- PROBLEM -
Determine the number of lines containing the word "this". Reply with it and nothing else.

--- start of SOURCE DATA ---

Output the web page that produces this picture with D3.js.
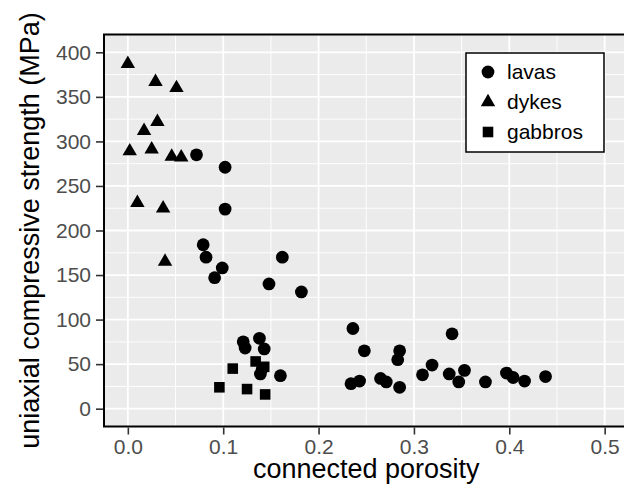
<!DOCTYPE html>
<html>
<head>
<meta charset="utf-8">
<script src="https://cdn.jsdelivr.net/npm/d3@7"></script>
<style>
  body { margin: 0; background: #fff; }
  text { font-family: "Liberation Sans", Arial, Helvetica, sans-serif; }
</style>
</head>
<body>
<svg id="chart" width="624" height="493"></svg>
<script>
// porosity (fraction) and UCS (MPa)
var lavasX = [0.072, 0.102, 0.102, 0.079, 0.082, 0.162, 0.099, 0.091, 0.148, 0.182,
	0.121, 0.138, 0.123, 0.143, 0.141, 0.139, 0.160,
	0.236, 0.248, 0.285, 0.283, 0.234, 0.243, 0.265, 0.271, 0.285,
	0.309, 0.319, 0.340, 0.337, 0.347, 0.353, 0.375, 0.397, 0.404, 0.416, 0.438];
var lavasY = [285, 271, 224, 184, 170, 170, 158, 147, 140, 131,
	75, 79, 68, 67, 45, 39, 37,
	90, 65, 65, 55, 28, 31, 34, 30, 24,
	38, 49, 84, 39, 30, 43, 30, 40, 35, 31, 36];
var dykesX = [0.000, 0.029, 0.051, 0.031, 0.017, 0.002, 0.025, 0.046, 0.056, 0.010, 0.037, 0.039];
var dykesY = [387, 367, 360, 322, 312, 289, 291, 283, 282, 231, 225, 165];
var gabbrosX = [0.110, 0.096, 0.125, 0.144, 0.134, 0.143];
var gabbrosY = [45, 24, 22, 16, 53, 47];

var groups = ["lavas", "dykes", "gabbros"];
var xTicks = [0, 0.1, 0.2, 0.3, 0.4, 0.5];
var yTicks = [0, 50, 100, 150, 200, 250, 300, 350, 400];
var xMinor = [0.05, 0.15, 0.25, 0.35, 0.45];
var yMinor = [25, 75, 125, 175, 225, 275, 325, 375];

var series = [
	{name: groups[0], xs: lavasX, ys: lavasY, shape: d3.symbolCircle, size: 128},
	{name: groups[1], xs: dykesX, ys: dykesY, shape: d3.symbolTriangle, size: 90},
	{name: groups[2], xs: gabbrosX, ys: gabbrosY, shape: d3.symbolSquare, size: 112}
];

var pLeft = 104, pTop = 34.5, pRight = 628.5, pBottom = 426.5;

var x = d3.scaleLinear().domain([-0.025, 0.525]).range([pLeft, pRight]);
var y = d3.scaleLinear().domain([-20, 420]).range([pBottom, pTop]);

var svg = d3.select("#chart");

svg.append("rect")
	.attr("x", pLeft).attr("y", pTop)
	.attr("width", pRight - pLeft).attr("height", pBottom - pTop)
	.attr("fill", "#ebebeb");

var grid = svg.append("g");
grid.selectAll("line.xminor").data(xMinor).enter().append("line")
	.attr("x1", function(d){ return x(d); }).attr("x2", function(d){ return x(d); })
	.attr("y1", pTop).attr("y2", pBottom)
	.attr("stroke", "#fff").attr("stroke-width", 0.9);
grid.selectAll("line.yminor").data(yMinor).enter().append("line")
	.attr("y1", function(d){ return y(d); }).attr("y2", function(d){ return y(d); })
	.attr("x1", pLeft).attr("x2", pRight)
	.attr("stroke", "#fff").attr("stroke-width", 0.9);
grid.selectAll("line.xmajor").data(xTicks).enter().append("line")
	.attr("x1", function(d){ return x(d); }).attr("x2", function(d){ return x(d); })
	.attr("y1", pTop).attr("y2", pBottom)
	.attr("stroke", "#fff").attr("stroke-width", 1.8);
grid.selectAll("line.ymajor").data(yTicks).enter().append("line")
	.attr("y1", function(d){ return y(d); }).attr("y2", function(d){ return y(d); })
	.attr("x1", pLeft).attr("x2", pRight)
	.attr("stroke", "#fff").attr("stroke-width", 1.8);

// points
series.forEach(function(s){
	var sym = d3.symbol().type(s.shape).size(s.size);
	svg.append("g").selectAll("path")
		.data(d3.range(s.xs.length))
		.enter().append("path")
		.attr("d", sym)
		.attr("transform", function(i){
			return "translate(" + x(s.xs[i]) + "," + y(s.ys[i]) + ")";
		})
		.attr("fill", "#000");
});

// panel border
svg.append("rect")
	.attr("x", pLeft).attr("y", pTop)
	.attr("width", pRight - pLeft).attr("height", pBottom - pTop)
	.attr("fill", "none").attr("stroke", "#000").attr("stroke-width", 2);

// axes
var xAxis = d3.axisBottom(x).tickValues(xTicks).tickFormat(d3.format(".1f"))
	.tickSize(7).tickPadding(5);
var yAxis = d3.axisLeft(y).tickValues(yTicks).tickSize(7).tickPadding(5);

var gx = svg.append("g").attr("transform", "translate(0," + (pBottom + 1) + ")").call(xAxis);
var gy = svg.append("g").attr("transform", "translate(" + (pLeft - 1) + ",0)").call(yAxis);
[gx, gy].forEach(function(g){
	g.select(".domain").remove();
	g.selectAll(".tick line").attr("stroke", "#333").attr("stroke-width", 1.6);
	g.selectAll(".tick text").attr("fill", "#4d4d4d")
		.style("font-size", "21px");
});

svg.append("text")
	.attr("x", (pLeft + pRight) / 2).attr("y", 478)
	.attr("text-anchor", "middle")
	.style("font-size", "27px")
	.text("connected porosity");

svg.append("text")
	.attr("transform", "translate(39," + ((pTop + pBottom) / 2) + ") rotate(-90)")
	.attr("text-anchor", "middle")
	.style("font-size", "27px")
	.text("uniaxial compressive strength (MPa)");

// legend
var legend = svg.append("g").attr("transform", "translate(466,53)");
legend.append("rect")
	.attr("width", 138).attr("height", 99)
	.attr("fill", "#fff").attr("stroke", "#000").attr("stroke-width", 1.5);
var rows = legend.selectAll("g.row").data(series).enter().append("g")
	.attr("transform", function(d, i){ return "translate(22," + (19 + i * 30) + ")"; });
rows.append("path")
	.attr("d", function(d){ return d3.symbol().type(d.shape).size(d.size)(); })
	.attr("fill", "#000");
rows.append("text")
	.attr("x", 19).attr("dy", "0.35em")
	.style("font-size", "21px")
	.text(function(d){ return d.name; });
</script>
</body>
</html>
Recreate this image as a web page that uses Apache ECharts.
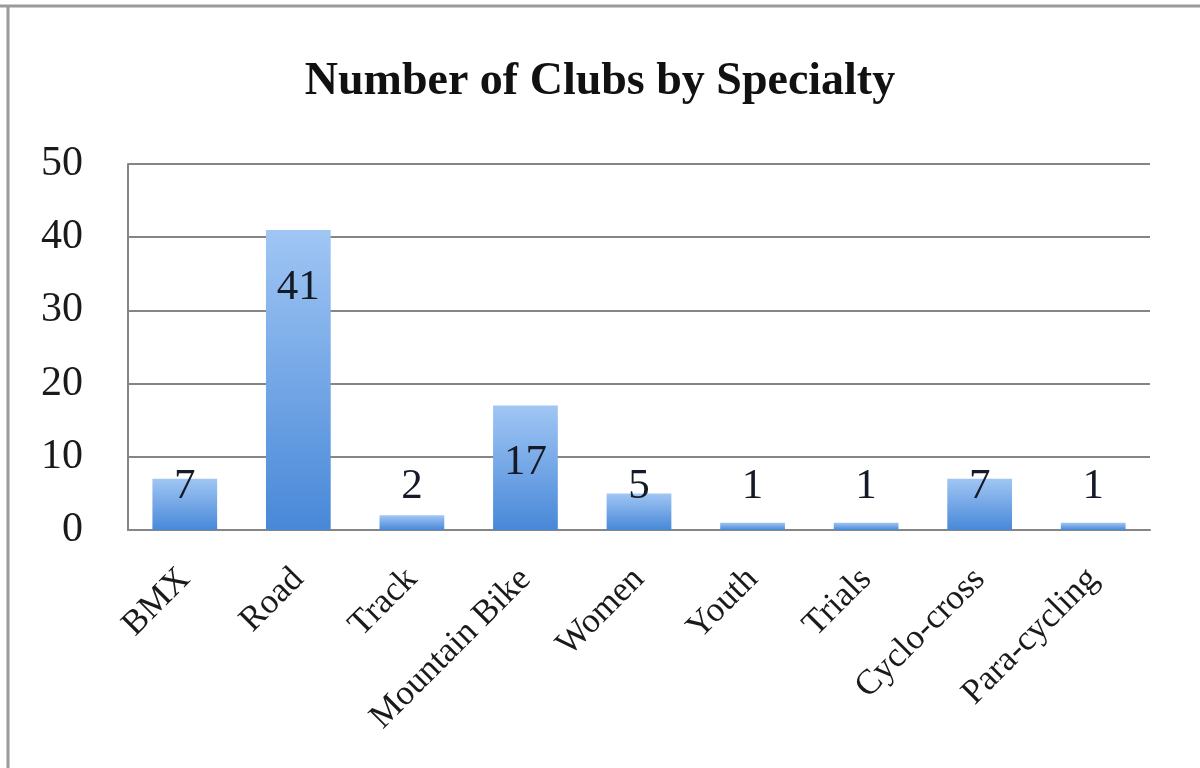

--- end of SOURCE DATA ---

- ANSWER TO THE PROBLEM -
2